Deborah Roberts, “in-gé-nue”
TimeOut New York
by Howard Halle
December 4, 2017
Part Frankenstein’s monster, part golem of self-empowerment, each of the subjects in Deborah Roberts’s collages is depicted as a cubistic melange of mismatched features gleaned from cut-up magazine images. They are young African-American girls, ages somewhere between 8 and 11, and while their treatment in the work seems harshly discordant, it is consistent with Roberts’s point: That childhood for black women is especially contested, given the racism and sexism they confront. But these “ingenues,” as the Austin artist describes them, seem more than ready to push back.

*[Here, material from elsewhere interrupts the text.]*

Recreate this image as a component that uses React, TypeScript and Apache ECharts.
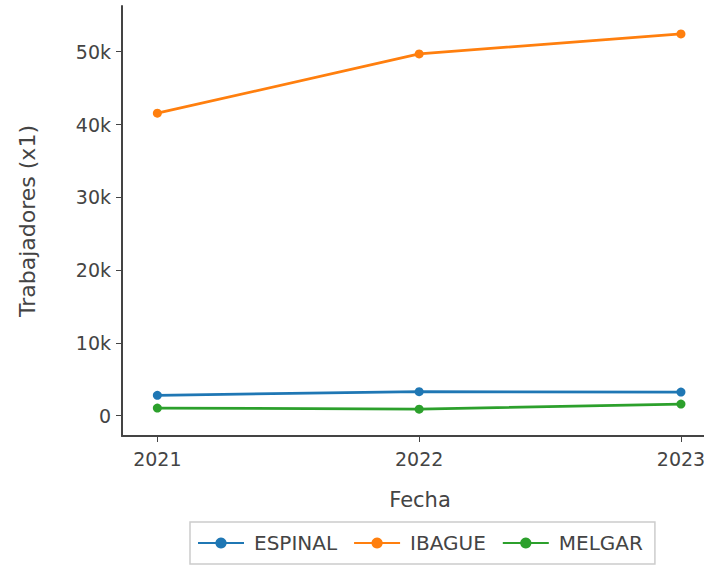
import React, { useEffect, useRef } from "react";
import * as echarts from "echarts";

const years = [2021, 2022, 2023];
const espinal = [2800, 3300, 3250];
const ibague = [41550, 49700, 52450];
const melgar = [1050, 900, 1600];
const yTicks = [0, 10000, 20000, 30000, 40000, 50000];
const seriesNames = ["ESPINAL", "IBAGUE", "MELGAR"];
const colors = ["#1f77b4", "#ff7f0e", "#2ca02c"];

const FONT = "DejaVu Sans";

export default function App() {
  const ref = useRef<HTMLDivElement>(null);
  useEffect(() => {
    document.body.style.margin = "0";
    document.body.style.overflow = "hidden";
    const chart = echarts.init(ref.current!, null, { renderer: "svg" });
    const data = [espinal, ibague, melgar];
    chart.setOption({
      animation: false,
      textStyle: { fontFamily: FONT },
      grid: { left: 122, right: 6, top: 6, bottom: 130 },
      legend: {
        left: 190,
        top: 522,
        data: seriesNames,
        borderColor: "#cccccc",
        borderWidth: 1.5,
        padding: [11, 12, 11, 7],
        itemGap: 16,
        itemWidth: 46,
        itemHeight: 14,
        textStyle: { fontFamily: FONT, fontSize: 20, color: "#444", padding: [0, 0, 0, 5] },
      },
      xAxis: {
        type: "value",
        min: 2020.865,
        max: 2023.088,
        name: "Fecha",
        nameLocation: "middle",
        nameGap: 53,
        nameTextStyle: { fontFamily: FONT, fontSize: 21, color: "#444", padding: [0, 0, 0, 14] },
        axisLine: { show: true, onZero: false, lineStyle: { color: "#444", width: 2 } },
        axisTick: { show: true, length: 6, lineStyle: { color: "#444", width: 1 }, customValues: years },
        axisLabel: {
          customValues: years,
          fontFamily: FONT,
          fontSize: 19,
          color: "#444",
          margin: 13,
          formatter: (v: number) => String(Math.round(v)),
        },
        splitLine: { show: false },
      },
      yAxis: {
        type: "value",
        min: -2790,
        max: 56280,
        name: "Trabajadores (x1)",
        nameLocation: "middle",
        nameGap: 84,
        nameTextStyle: { fontFamily: FONT, fontSize: 22, color: "#444" },
        axisLine: { show: true, onZero: false, lineStyle: { color: "#444", width: 2 } },
        axisTick: { show: true, length: 6, lineStyle: { color: "#444", width: 1 }, customValues: yTicks },
        axisLabel: {
          customValues: yTicks,
          fontFamily: FONT,
          fontSize: 19,
          color: "#444",
          margin: 11,
          formatter: (v: number) => (v === 0 ? "0" : v / 1000 + "k"),
        },
        splitLine: { show: false },
      },
      series: seriesNames.map((n, i) => ({
        name: n,
        type: "line",
        data: years.map((y, j) => [y, data[i][j]]),
        symbol: "circle",
        symbolSize: 9,
        color: colors[i],
        lineStyle: { width: 2.8, color: colors[i] },
        itemStyle: { color: colors[i] },
      })),
    });
    return () => chart.dispose();
  }, []);
  return <div ref={ref} style={{ width: 710, height: 566 }} />;
}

While their faces and limbs are mostly rendered in black-and-white, their clothing and other accoutrements shine with bold patterns and bright colors, a graphic combination that lands like a punch. Tonally, the works are just as aggressive, conveying in-your-face attitude with expressionistic distortions: One girl, all gangly arms and elbows, brandishes a man-size paw; another has raised fists sprouting from her head like so many angry cornrows. Nearby, lists of typical African-American female names (Shaniqua, etc.) overwritten with disparaging comments seem to provide a stinging subtext to the imagery.
Roberts’s ingenues owe a considerable debt to Romare Bearden’s collages from the mid-’60s; you might even call them homages. But whereas Bearden portrayed the frenetic street life of his present, Roberts shows us children armoring themselves against a future that refuses to understand them.